More importantly, the fact that fundamental science is broken is a huge problem. The problem is also caused by the need to follow the money. To be specific, because engineering is more practical than fundamental science, investors who want to get profit have no option but to focus on engineering. This is a serious problem in Korea, especially after the IMF crisis in 1997. IMF fundamentally shifted the way science is viewed in Korea. As we can see from the data, the amount that manufacturing contributed to the GDP increased 279% from 1997 to 1999. Because Korea lacks natural resources, the only way for Korea to climb out of its financial distress was to produce a lot of goods and sell them by importing raw materials and exporting the manufactured goods. Hence, whereas the fundamental sciences were valued before IMF, the focus turned to engineering after IMF (and of course to medicine). When we see that in 2015, the number of new master’s course students in the departments of engineering and medicine (25,566) was tripled the number in the department of natural science (7,935), we can see how much Korea is ignoring the fundamental sciences. Korea must invest in more fundamental science education.

In essence, the link between “science and society” is actually “science and investor” because it is the investor who communicates with and controls the science. The poor are excluded not only from the communication, but also from the advantages reaped from modern science. For example, the percentage of Internet users in America is 13 times the percentage in Afghanistan. Because the Internet is not well-propagated, all modern technologies that are built on the Internet are meaningless in Afghanistan. As the example shows, isolated interactions between science and the establishment increase the gap between the rich and poor.

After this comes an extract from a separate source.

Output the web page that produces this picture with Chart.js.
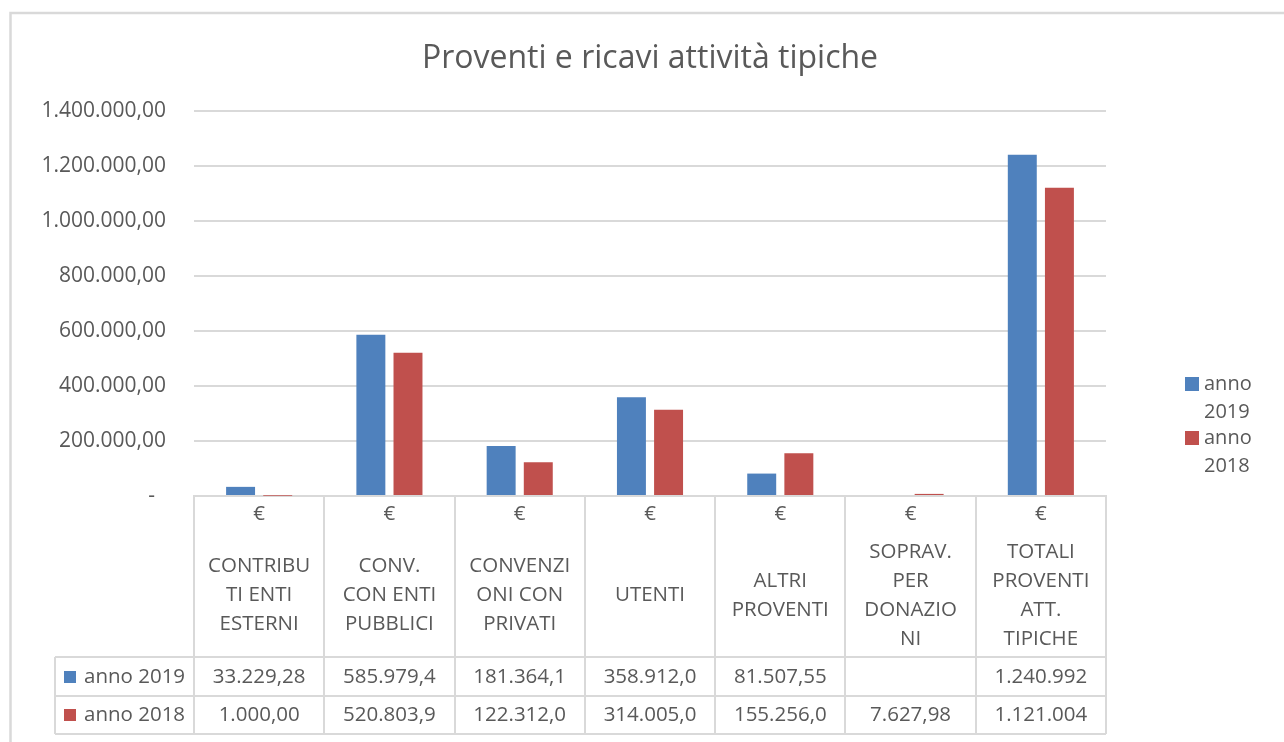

To resolve the problems of modern science, public support for research facilities should be increased because the dependence that researchers have on investors needs to be decreased. Especially, public support for fundamental science research should be encouraged. Science for short term and actualization of specific social needs are important, but science for science itself is important too – because having a wide range of advances in all the areas of science means that we will have more choices with which to resolve different problems in society, as opposed to developing just one small area of science that have limited applications. I think the interaction between science and society will be more meaningful when science is for science itself.

One way to circumvent these issues is for the government to play a more direct and active role in funding the sciences, especially the fundamental sciences so that the sciences don’t need to turn to corporate funding. In short, engineering and medicine all ultimately depend on the fundamental sciences. When fundamental science stops or slows, so will engineering and medicine.